One improvement the new WMS provided was a better view of orders. “Visibility into the receipt and the advance ship notice has improved dramatically,” Lambert says. Also, the ability to receive orders in case quantities, marked for their destinations, and crossdock them for immediate shipment has made the DCs much more productive. “We were previously doing bulk receipts and packing them on our own,” he says. “We are now involving our vendors in the process, having them label shipments, and simply crossdocking goods that come into our facility.”

Thanks to those changes, Forzani’s ratio of units moved to labor dollars spent has improved by 19 percent. And, by gradually refining its warehouse practices over the years since implementation, Forzani has cut per-unit operational costs by 31 percent.

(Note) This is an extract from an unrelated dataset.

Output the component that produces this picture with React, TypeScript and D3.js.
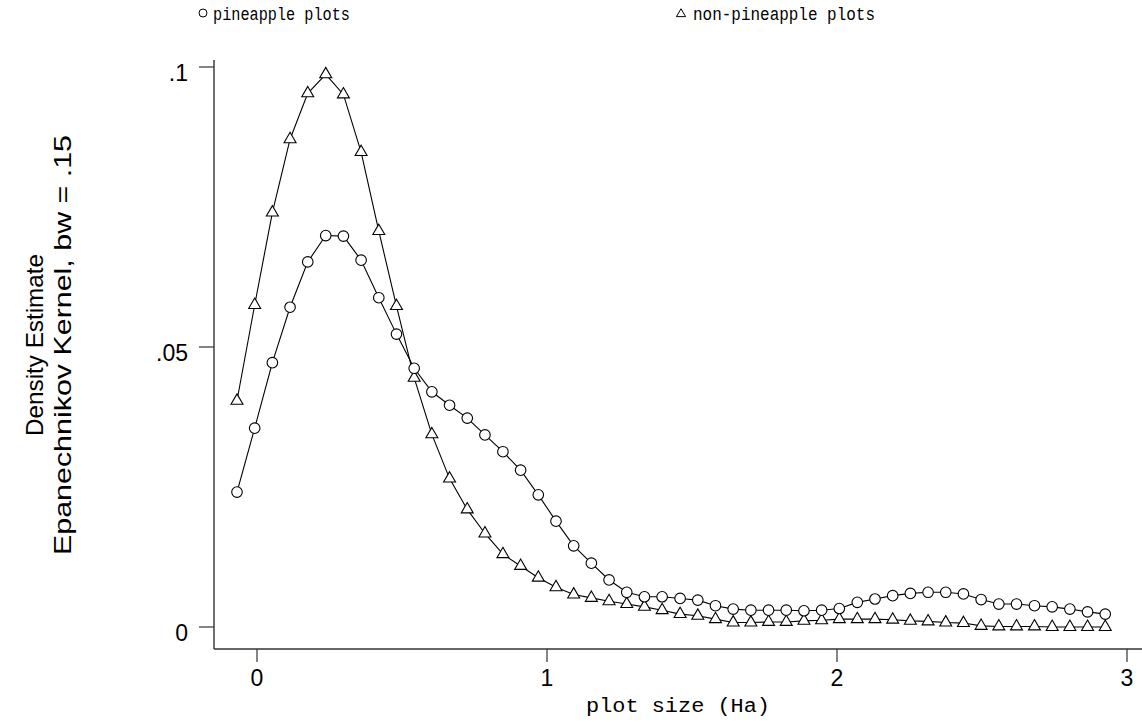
import React, { useEffect, useRef } from 'react';
import * as d3 from 'd3';

// evaluation grid of the density estimate (plot size, Ha)
const plotSize = [
  -0.069, -0.008, 0.053, 0.114, 0.175, 0.237, 0.298, 0.359, 0.42, 0.481,
  0.542, 0.603, 0.664, 0.725, 0.786, 0.848, 0.909, 0.97, 1.031, 1.092,
  1.153, 1.214, 1.275, 1.336, 1.397, 1.459, 1.52, 1.581, 1.642, 1.703,
  1.764, 1.825, 1.886, 1.947, 2.008, 2.07, 2.131, 2.192, 2.253, 2.314,
  2.375, 2.436, 2.497, 2.558, 2.619, 2.681, 2.742, 2.803, 2.864, 2.925,
];

const pineapple = [
  0.0241, 0.0355, 0.0472, 0.0571, 0.0652, 0.0699, 0.0698, 0.0655, 0.0588, 0.0523,
  0.0462, 0.042, 0.0396, 0.0373, 0.0343, 0.0313, 0.028, 0.0236, 0.0189, 0.0145,
  0.0114, 0.0084, 0.0062, 0.0054, 0.0054, 0.0051, 0.0048, 0.0038, 0.0032, 0.003,
  0.003, 0.003, 0.0029, 0.003, 0.0033, 0.0044, 0.005, 0.0056, 0.006, 0.0062,
  0.0062, 0.0059, 0.0049, 0.0041, 0.0041, 0.0038, 0.0036, 0.0032, 0.0027, 0.0023,
];

const nonPineapple = [
  0.0404, 0.0575, 0.074, 0.0871, 0.0953, 0.0987, 0.0951, 0.0848, 0.0707, 0.0573,
  0.0445, 0.0344, 0.0265, 0.021, 0.0167, 0.013, 0.0109, 0.0088, 0.0071, 0.0058,
  0.0052, 0.0046, 0.0041, 0.0036, 0.003, 0.0023, 0.002, 0.0014, 0.0008, 0.0008,
  0.0009, 0.0009, 0.0011, 0.0012, 0.0014, 0.0014, 0.0014, 0.0013, 0.0011, 0.001,
  0.0008, 0.0007, 0.0002, 0.0001, 0.0001, 0.0001, 0, 0, 0, 0,
];

const xTicks = [0, 1, 2, 3];
const yTicks = [0, 0.05, 0.1];
const yTickLabels = ['0', '.05', '.1'];

const App: React.FC = () => {
  const svgRef = useRef<SVGSVGElement | null>(null);

  useEffect(() => {
    document.body.style.margin = '0';
    if (!svgRef.current) return;
    const svg = d3.select(svgRef.current);
    svg.selectAll('*').remove();

    const width = 1142;
    const height = 722;
    const axisLeft = 214;
    const axisBottom = 649;
    const serif = "'Liberation Mono', 'DejaVu Sans Mono', monospace";
    const sans = "'Liberation Sans', Arial, sans-serif";

    svg.append('rect').attr('width', width).attr('height', height).attr('fill', '#fff');

    // Set up scales
    const x = d3.scaleLinear().domain([0, 3]).range([257, 1127]);
    const y = d3.scaleLinear().domain([0, 0.1]).range([627, 67]);

    // axes frame
    svg.append('line')
      .attr('x1', axisLeft).attr('x2', axisLeft)
      .attr('y1', 60).attr('y2', axisBottom)
      .attr('stroke', '#333').attr('stroke-width', 1.4);
    svg.append('line')
      .attr('x1', axisLeft).attr('x2', width)
      .attr('y1', axisBottom).attr('y2', axisBottom)
      .attr('stroke', '#333').attr('stroke-width', 1.4);

    // y ticks
    yTicks.forEach((t, i) => {
      svg.append('line')
        .attr('x1', axisLeft - 15).attr('x2', axisLeft)
        .attr('y1', y(t)).attr('y2', y(t))
        .attr('stroke', '#333').attr('stroke-width', 1.2);
      svg.append('text')
        .attr('x', 188).attr('y', y(t) + 14)
        .attr('text-anchor', 'end')
        .attr('font-family', sans).attr('font-size', 23)
        .text(yTickLabels[i]);
    });

    // x ticks
    xTicks.forEach(t => {
      svg.append('line')
        .attr('x1', x(t)).attr('x2', x(t))
        .attr('y1', axisBottom).attr('y2', axisBottom + 13)
        .attr('stroke', '#333').attr('stroke-width', 1.2);
      svg.append('text')
        .attr('x', x(t)).attr('y', 686)
        .attr('text-anchor', 'middle')
        .attr('font-family', sans).attr('font-size', 23)
        .text(String(t));
    });

    // axis titles
    svg.append('text')
      .attr('x', 678).attr('y', 712)
      .attr('text-anchor', 'middle')
      .attr('font-family', serif).attr('font-size', 20)
      .attr('textLength', 184).attr('lengthAdjust', 'spacingAndGlyphs')
      .text('plot size (Ha)');

    const yTitle = svg.append('g').attr('transform', 'translate(0,345) rotate(-90)');
    yTitle.append('text')
      .attr('x', 0).attr('y', 43)
      .attr('text-anchor', 'middle')
      .attr('font-family', sans).attr('font-size', 24)
      .attr('textLength', 182).attr('lengthAdjust', 'spacingAndGlyphs')
      .text('Density Estimate');
    yTitle.append('text')
      .attr('x', 0).attr('y', 71)
      .attr('text-anchor', 'middle')
      .attr('font-family', sans).attr('font-size', 24)
      .attr('textLength', 420).attr('lengthAdjust', 'spacingAndGlyphs')
      .text('Epanechnikov Kernel, bw = .15');

    // lines
    const line = d3.line<number>()
      .x((_, i) => x(plotSize[i]))
      .y(d => y(d));

    [pineapple, nonPineapple].forEach(series => {
      svg.append('path')
        .datum(series)
        .attr('fill', 'none')
        .attr('stroke', '#000')
        .attr('stroke-width', 1.1)
        .attr('d', line);
    });

    const circle = d3.symbol().type(d3.symbolCircle).size(88);
    const triangle = d3.symbol().type(d3.symbolTriangle).size(62);

    svg.append('g').selectAll('path')
      .data(nonPineapple)
      .join('path')
      .attr('transform', (d, i) => `translate(${x(plotSize[i])},${y(d)})`)
      .attr('d', triangle() as string)
      .attr('fill', '#fff')
      .attr('stroke', '#000')
      .attr('stroke-width', 1.1);

    svg.append('g').selectAll('path')
      .data(pineapple)
      .join('path')
      .attr('transform', (d, i) => `translate(${x(plotSize[i])},${y(d)})`)
      .attr('d', circle() as string)
      .attr('fill', '#fff')
      .attr('stroke', '#000')
      .attr('stroke-width', 1.1);

    // legend
    svg.append('circle')
      .attr('cx', 203).attr('cy', 13).attr('r', 4)
      .attr('fill', 'none').attr('stroke', '#000').attr('stroke-width', 1);
    svg.append('text')
      .attr('x', 213).attr('y', 20)
      .attr('font-family', serif).attr('font-size', 19)
      .attr('textLength', 137).attr('lengthAdjust', 'spacingAndGlyphs')
      .text('pineapple plots');
    svg.append('path')
      .attr('transform', 'translate(681,14)')
      .attr('d', d3.symbol().type(d3.symbolTriangle).size(36)() as string)
      .attr('fill', 'none').attr('stroke', '#000').attr('stroke-width', 1);
    svg.append('text')
      .attr('x', 693).attr('y', 20)
      .attr('font-family', serif).attr('font-size', 19)
      .attr('textLength', 182).attr('lengthAdjust', 'spacingAndGlyphs')
      .text('non-pineapple plots');
  }, []);

  return (
    <svg ref={svgRef} width={1142} height={722} style={{ display: 'block' }} />
  );
};

export default App;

The new WMS also has created improvements on a broader scale. Until recently, Forzani served its stores across Canada from two DCs, one in Calgary and one in Toronto. But improved operations have made the Calgary DC redundant.

“As the warehouse becomes more efficient, and we’re able to move more units per labor dollar, we’re able to reallocate more units into that warehouse to be processed,” Lambert says. The more product one warehouse can handle, the less need there is for a second one, so Forzani is closing the Calgary DC. As of January 2011, the company will serve its entire national network from Toronto.

And there are still more opportunities to use the WMS to improve productivity. For example, the solution includes a slotting optimization module that Forzani has not yet put to work. The company has created a five-year road map for implementing that, and other capabilities.

“Using the tools more effectively will allow us to continually improve our operation,” Lambert says.